Atom Heart Mother is from Pink Floyd’s early psych years, and it’s not a pop album by any means. In truth it’s fairly bizarre, kicking off with a side long orchestral piece before settling into songs on the second side. There’s a lot to enjoy here, but if you aren’t familiar with the album you may want to check it out on youtube before laying out the big bucks we charge for a copy that sounds as good as this one does.
Vintage Vinyl
This vintage British Harvest pressing has the kind of Tubey Magical Midrange that modern records can barely BEGIN to reproduce. Folks, that sound is gone and it sure isn’t showing signs of coming back. If you love hearing INTO a recording, actually being able to “see” the performers, and feeling as if you are sitting in the studio with the band, this is the record for you. It’s what vintage all analog recordings are known for — this sound.

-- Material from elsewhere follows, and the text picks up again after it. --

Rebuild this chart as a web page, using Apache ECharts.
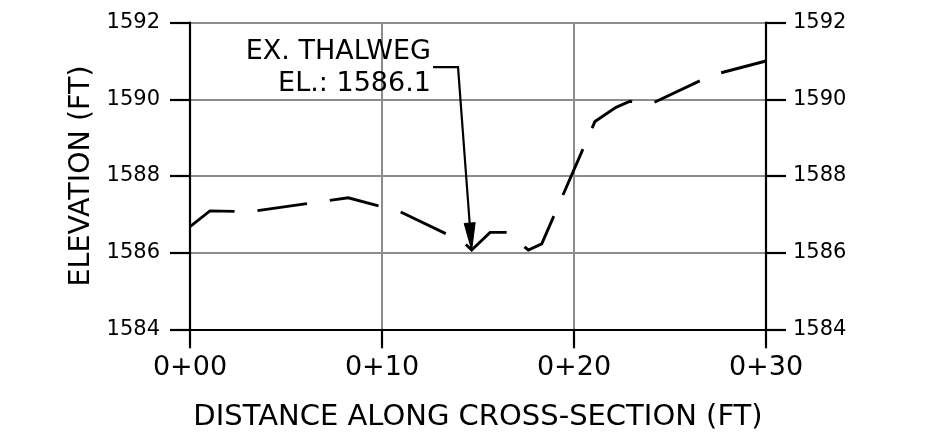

If you exclusively play modern repressings of vintage recordings, I can say without fear of contradiction that you have never heard this kind of sound on vinyl. Old records have it — not often, and certainly not always — but maybe one out of a hundred new records do, and those are some pretty long odds.
What outstanding sides such as these have to offer is not hard to hear:
- The biggest, most immediate staging in the largest acoustic space
- The most Tubey Magic, without which you have almost nothing. CDs give you clean and clear. Only the best vintage vinyl pressings offer the kind of Tubey Magic that was on the tapes in 1970
- Tight, note-like, rich, full-bodied bass, with the correct amount of weight down low
- Natural tonality in the midrange — with all the instruments having the correct timbre
- Transparency and resolution, critical to hearing into the three-dimensional studio space
No doubt there’s more but we hope that should do for now. Playing the record is the only way to hear all of the qualities we discuss above, and playing the best pressings against a pile of other copies under rigorously controlled conditions is the only way to find a pressing that sounds as good as this one does.

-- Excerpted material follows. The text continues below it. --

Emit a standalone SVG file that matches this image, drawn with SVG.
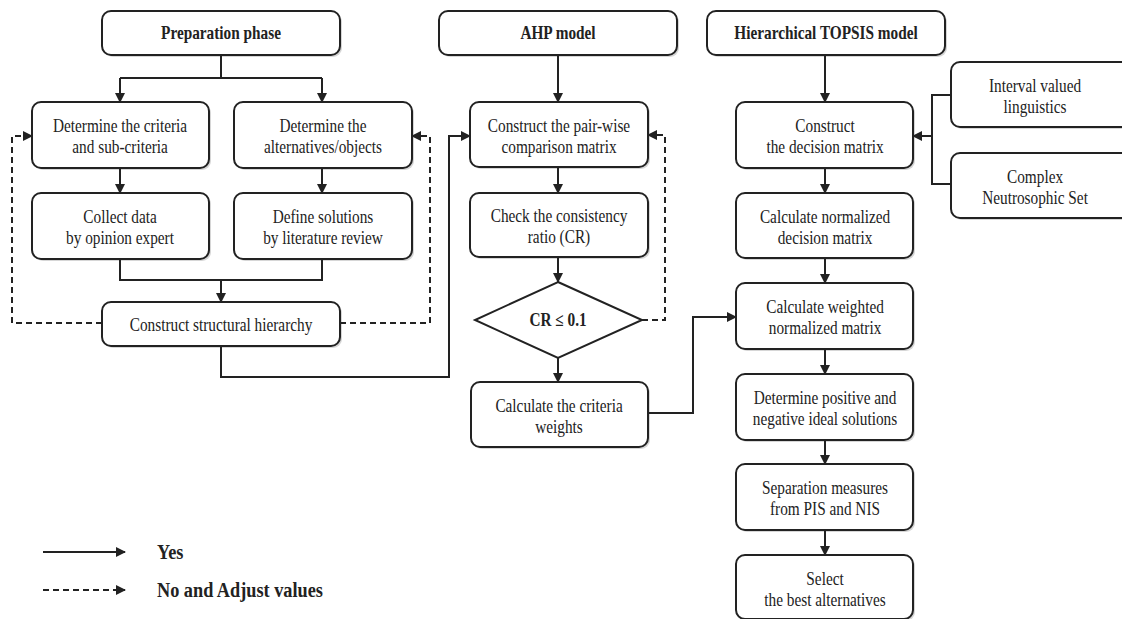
<svg xmlns="http://www.w3.org/2000/svg" width="1122" height="619" viewBox="0 0 1122 619">
<style>
.box{fill:#fff;stroke:#222;stroke-width:2}
.sh{fill:#bbb;stroke:none;opacity:.6}
.t{font-family:"Liberation Serif","Times New Roman",serif;font-size:18px;fill:#222;text-anchor:middle;transform-box:fill-box;transform-origin:center;transform:scaleX(0.85)}
.b{font-weight:bold}
.lg{font-size:21.5px;text-anchor:start;transform-origin:left center}
.ln{fill:none;stroke:#222;stroke-width:2}
.dl{fill:none;stroke:#222;stroke-width:2;stroke-dasharray:6 4}
</style>
<defs>
<marker id="ah" markerWidth="10" markerHeight="10" refX="9" refY="5" orient="auto" markerUnits="userSpaceOnUse">
<path d="M0,0 L10,5 L0,10 Z" fill="#222"/>
</marker>
</defs>

<g id="prep">
<rect class="sh" x="104" y="13" width="238" height="44" rx="9"/>
<rect class="box" x="102" y="11" width="238" height="44" rx="9"/>
<text class="t b" x="221" y="39">Preparation phase</text>
</g>
<g id="crit">
<rect class="sh" x="34" y="104" width="177" height="66" rx="9"/>
<rect class="box" x="32" y="102" width="177" height="66" rx="9"/>
<text class="t" x="120" y="132">Determine the criteria</text>
<text class="t" x="120" y="153">and sub-criteria</text>
</g>
<g id="alt">
<rect class="sh" x="236" y="104" width="178" height="66" rx="9"/>
<rect class="box" x="234" y="102" width="178" height="66" rx="9"/>
<text class="t" x="323" y="132">Determine the</text>
<text class="t" x="323" y="153">alternatives/objects</text>
</g>
<g id="collect">
<rect class="sh" x="34" y="195" width="177" height="66" rx="9"/>
<rect class="box" x="32" y="193" width="177" height="66" rx="9"/>
<text class="t" x="120" y="223">Collect data</text>
<text class="t" x="120" y="244">by opinion expert</text>
</g>
<g id="define">
<rect class="sh" x="236" y="195" width="178" height="66" rx="9"/>
<rect class="box" x="234" y="193" width="178" height="66" rx="9"/>
<text class="t" x="323" y="223">Define solutions</text>
<text class="t" x="323" y="244">by literature review</text>
</g>
<g id="struct">
<rect class="sh" x="104" y="304" width="238" height="44" rx="9"/>
<rect class="box" x="102" y="302" width="238" height="44" rx="9"/>
<text class="t" x="221" y="331">Construct structural hierarchy</text>
</g>

<g id="ahp">
<rect class="sh" x="441" y="13" width="238" height="44" rx="9"/>
<rect class="box" x="439" y="11" width="238" height="44" rx="9"/>
<text class="t b" x="558" y="39">AHP model</text>
</g>
<g id="pair">
<rect class="sh" x="472" y="104" width="178" height="65" rx="9"/>
<rect class="box" x="470" y="102" width="178" height="65" rx="9"/>
<text class="t" x="559" y="132">Construct the pair-wise</text>
<text class="t" x="559" y="153">comparison matrix</text>
</g>
<g id="check">
<rect class="sh" x="472" y="195" width="178" height="64" rx="9"/>
<rect class="box" x="470" y="193" width="178" height="64" rx="9"/>
<text class="t" x="559" y="222">Check the consistency</text>
<text class="t" x="559" y="243">ratio (CR)</text>
</g>
<g id="cr">
<polygon class="box" points="558,282 642,320 558,358 475,320"/>
<text class="t b" x="558" y="326">CR ≤ 0.1</text>
</g>
<g id="weights">
<rect class="sh" x="473" y="384" width="177" height="65" rx="9"/>
<rect class="box" x="471" y="382" width="177" height="65" rx="9"/>
<text class="t" x="559" y="412">Calculate the criteria</text>
<text class="t" x="559" y="433">weights</text>
</g>

<g id="topsis">
<rect class="sh" x="709" y="13" width="238" height="44" rx="9"/>
<rect class="box" x="707" y="11" width="238" height="44" rx="9"/>
<text class="t b" x="826" y="39">Hierarchical TOPSIS model</text>
</g>
<g id="decision">
<rect class="sh" x="738" y="104" width="177" height="66" rx="9"/>
<rect class="box" x="736" y="102" width="177" height="66" rx="9"/>
<text class="t" x="825" y="132">Construct</text>
<text class="t" x="825" y="153">the decision matrix</text>
</g>
<g id="interval">
<rect class="sh" x="953" y="64" width="180" height="65" rx="9"/>
<rect class="box" x="951" y="62" width="180" height="65" rx="9"/>
<text class="t" x="1035" y="92">Interval valued</text>
<text class="t" x="1035" y="113">linguistics</text>
</g>
<g id="complex">
<rect class="sh" x="953" y="155" width="180" height="65" rx="9"/>
<rect class="box" x="951" y="153" width="180" height="65" rx="9"/>
<text class="t" x="1035" y="183">Complex</text>
<text class="t" x="1035" y="204">Neutrosophic Set</text>
</g>
<g id="normalized">
<rect class="sh" x="738" y="195" width="177" height="65" rx="9"/>
<rect class="box" x="736" y="193" width="177" height="65" rx="9"/>
<text class="t" x="825" y="223">Calculate normalized</text>
<text class="t" x="825" y="244">decision matrix</text>
</g>
<g id="weighted">
<rect class="sh" x="738" y="285" width="177" height="66" rx="9"/>
<rect class="box" x="736" y="283" width="177" height="66" rx="9"/>
<text class="t" x="825" y="313">Calculate weighted</text>
<text class="t" x="825" y="334">normalized matrix</text>
</g>
<g id="ideal">
<rect class="sh" x="738" y="376" width="177" height="66" rx="9"/>
<rect class="box" x="736" y="374" width="177" height="66" rx="9"/>
<text class="t" x="825" y="404">Determine positive and</text>
<text class="t" x="825" y="425">negative ideal solutions</text>
</g>
<g id="separation">
<rect class="sh" x="738" y="466" width="177" height="66" rx="9"/>
<rect class="box" x="736" y="464" width="177" height="66" rx="9"/>
<text class="t" x="825" y="494">Separation measures</text>
<text class="t" x="825" y="515">from PIS and NIS</text>
</g>
<g id="select">
<rect class="sh" x="738" y="557" width="177" height="64" rx="9"/>
<rect class="box" x="736" y="555" width="177" height="64" rx="9"/>
<text class="t" x="825" y="585">Select</text>
<text class="t" x="825" y="606">the best alternatives</text>
</g>

<g id="connectors">
<path class="ln" d="M221,55 V78 M120,78 H322"/>
<path class="ln" d="M120,78 V102" marker-end="url(#ah)"/>
<path class="ln" d="M322,78 V102" marker-end="url(#ah)"/>
<path class="ln" d="M120,168 V193" marker-end="url(#ah)"/>
<path class="ln" d="M322,168 V193" marker-end="url(#ah)"/>
<path class="ln" d="M120,259 V280 H322 V259"/>
<path class="ln" d="M221,280 V302" marker-end="url(#ah)"/>
<path class="dl" d="M102,323 H12 V136 H32" marker-end="url(#ah)"/>
<path class="dl" d="M340,323 H430 V136 H412" marker-end="url(#ah)"/>
<path class="ln" d="M221,346 V377 H449 V136 H470" marker-end="url(#ah)"/>
<path class="ln" d="M558,55 V102" marker-end="url(#ah)"/>
<path class="ln" d="M558,167 V193" marker-end="url(#ah)"/>
<path class="ln" d="M558,257 V282" marker-end="url(#ah)"/>
<path class="ln" d="M558,358 V382" marker-end="url(#ah)"/>
<path class="dl" d="M642,320 H665 V135 H648" marker-end="url(#ah)"/>
<path class="ln" d="M648,413 H693 V317 H736" marker-end="url(#ah)"/>
<path class="ln" d="M825,55 V102" marker-end="url(#ah)"/>
<path class="ln" d="M951,95 H932 V184 H951"/>
<path class="ln" d="M932,136 H913" marker-end="url(#ah)"/>
<path class="ln" d="M825,168 V193" marker-end="url(#ah)"/>
<path class="ln" d="M825,258 V283" marker-end="url(#ah)"/>
<path class="ln" d="M825,349 V374" marker-end="url(#ah)"/>
<path class="ln" d="M825,440 V464" marker-end="url(#ah)"/>
<path class="ln" d="M825,530 V555" marker-end="url(#ah)"/>
</g>

<g id="legend">
<path class="ln" d="M43,552 H125" marker-end="url(#ah)"/>
<path class="dl" d="M43,590 H125" marker-end="url(#ah)"/>
<text class="t b lg" x="157" y="559">Yes</text>
<text class="t b lg" x="157" y="597">No and Adjust values</text>
</g>
</svg>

The biggest problem we ran into with this album is that almost every copy we’ve played over the years sounded small and lifeless. You can turn up the levels all you want but the music never seems to want to come to life. Thankfully that is not the case with this exceptionally well mastered British pressing. It’s quite a bit more dynamic than the other copies we played, which serves to make the music much more involving, even exciting. We noticed that the acoustic guitars on side two sound especially Tubey Magical.

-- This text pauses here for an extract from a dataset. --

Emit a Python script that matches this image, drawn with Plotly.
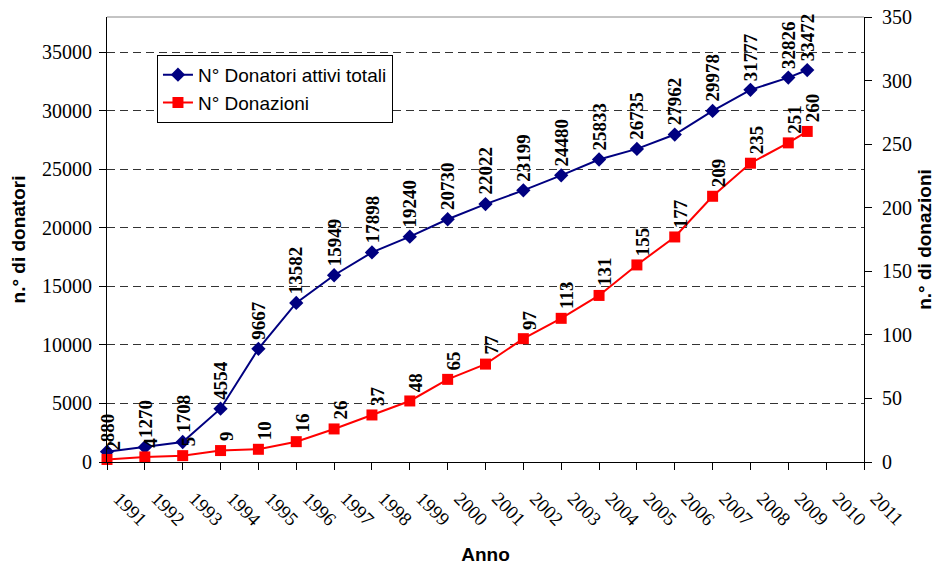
import plotly.graph_objects as go

# Data
anni = [1991, 1992, 1993, 1994, 1995, 1996, 1997, 1998, 1999, 2000,
        2001, 2002, 2003, 2004, 2005, 2006, 2007, 2008, 2009, 2009.5]
donatori = [880, 1270, 1708, 4554, 9667, 13582, 15949, 17898, 19240, 20730,
            22022, 23199, 24480, 25833, 26735, 27962, 29978, 31777, 32826, 33472]
donazioni = [2, 4, 5, 9, 10, 16, 26, 37, 48, 65,
             77, 97, 113, 131, 155, 177, 209, 235, 251, 260]
tick_anni = list(range(1991, 2012))

BLUE = "#000080"
RED = "#FF0000"
SERIF = "Liberation Serif, Times New Roman, serif"
SANS = "Liberation Sans, Arial, sans-serif"

fig = go.Figure()
fig.add_trace(go.Scatter(
    x=anni, y=donatori, name="N° Donatori attivi totali", mode="lines+markers",
    line=dict(color=BLUE, width=2),
    marker=dict(symbol="diamond", size=11, color=BLUE),
    cliponaxis=False, yaxis="y"))
fig.add_trace(go.Scatter(
    x=anni, y=donazioni, name="N° Donazioni", mode="lines+markers",
    line=dict(color=RED, width=2),
    marker=dict(symbol="square", size=11, color=RED),
    cliponaxis=False, yaxis="y2"))

annotations = []
for xv, yv in zip(anni, donatori):
    annotations.append(dict(x=xv, y=yv, xref="x", yref="y", text=f"<b>{yv}</b>",
                            textangle=-90, showarrow=False, xanchor="center",
                            yanchor="bottom", yshift=7,
                            font=dict(family=SERIF, size=19, color="black")))
for xv, yv in zip(anni, donazioni):
    annotations.append(dict(x=xv, y=yv, xref="x", yref="y2", text=f"<b>{yv}</b>",
                            textangle=-90, showarrow=False, xanchor="center",
                            yanchor="bottom", yshift=7, xshift=6,
                            font=dict(family=SERIF, size=19, color="black")))

fig.update_layout(
    width=932, height=557,
    margin=dict(l=99, r=76, t=9, b=103, autoexpand=False),
    paper_bgcolor="white", plot_bgcolor="white",
    showlegend=True,
    legend=dict(x=0.066, y=0.915, xanchor="left", yanchor="top",
                bordercolor="black", borderwidth=1, bgcolor="white",
                font=dict(family=SANS, size=19, color="black"),
                tracegroupgap=0, itemsizing="trace"),
    annotations=annotations,
    xaxis=dict(range=[1991, 2011], tickmode="array", tickvals=tick_anni,
               ticktext=[str(a) for a in tick_anni], tickangle=45,
               showgrid=False, zeroline=False, showline=True, linecolor="black",
               linewidth=1, ticks="outside", ticklen=7, tickcolor="black",
               automargin=False, ticklabelstandoff=10, ticklabelshift=12,
               tickfont=dict(family=SERIF, size=19, color="black"),
               title=dict(text="<b>Anno</b>", standoff=20,
                          font=dict(family=SANS, size=19, color="black"))),
    yaxis=dict(range=[0, 38000], tickmode="linear", dtick=5000, tick0=0,
               tickformat="d",
               showgrid=True, gridcolor="#333333", griddash="8px,5px", gridwidth=1,
               zeroline=False, showline=True, linecolor="black", linewidth=1,
               ticks="outside", ticklen=7, tickcolor="black", automargin=False,
               ticklabelstandoff=3,
               tickfont=dict(family=SERIF, size=20, color="black"),
               title=dict(text="<b>n.° di donatori</b>", standoff=18,
                          font=dict(family=SANS, size=19, color="black"))),
    yaxis2=dict(range=[0, 350], tickmode="linear", dtick=50, tick0=0,
                overlaying="y", side="right", showgrid=False, zeroline=False,
                showline=True, linecolor="black", linewidth=1,
                ticks="outside", ticklen=7, tickcolor="black", automargin=False,
                ticklabelstandoff=6, ticklabeloverflow="allow",
                tickfont=dict(family=SERIF, size=20, color="black"),
                title=dict(text="<b>n.° di donazioni</b>", standoff=6,
                           font=dict(family=SANS, size=19, color="black"))),
    shapes=[dict(type="line", xref="paper", yref="paper", x0=0, x1=1, y0=1, y1=1,
                 line=dict(color="#888888", width=1))],
)

fig.write_html("out.html")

What We’re Listening For on Atom Heart Mother
- Energy for starters. What could be more important than the life of the music?
- Then: presence and immediacy. The vocals aren’t “back there” somewhere, lost in the mix. They’re front and center where any recording engineer worth his salt –– Robin Black and Alan Parsons in this case — would have put them.
- The Big Sound comes next — wall to wall, lots of depth, huge space, three-dimensionality, all that sort of thing.
- Then transient information — fast, clear, sharp attacks, not the smear and thickness so common to these LPs.
- Tight punchy bass — which ties in with good transient information, also the issue of frequency extension further down.
- Next: transparency — the quality that allows you to hear deep into the soundfield, showing you the space and air around all the instruments.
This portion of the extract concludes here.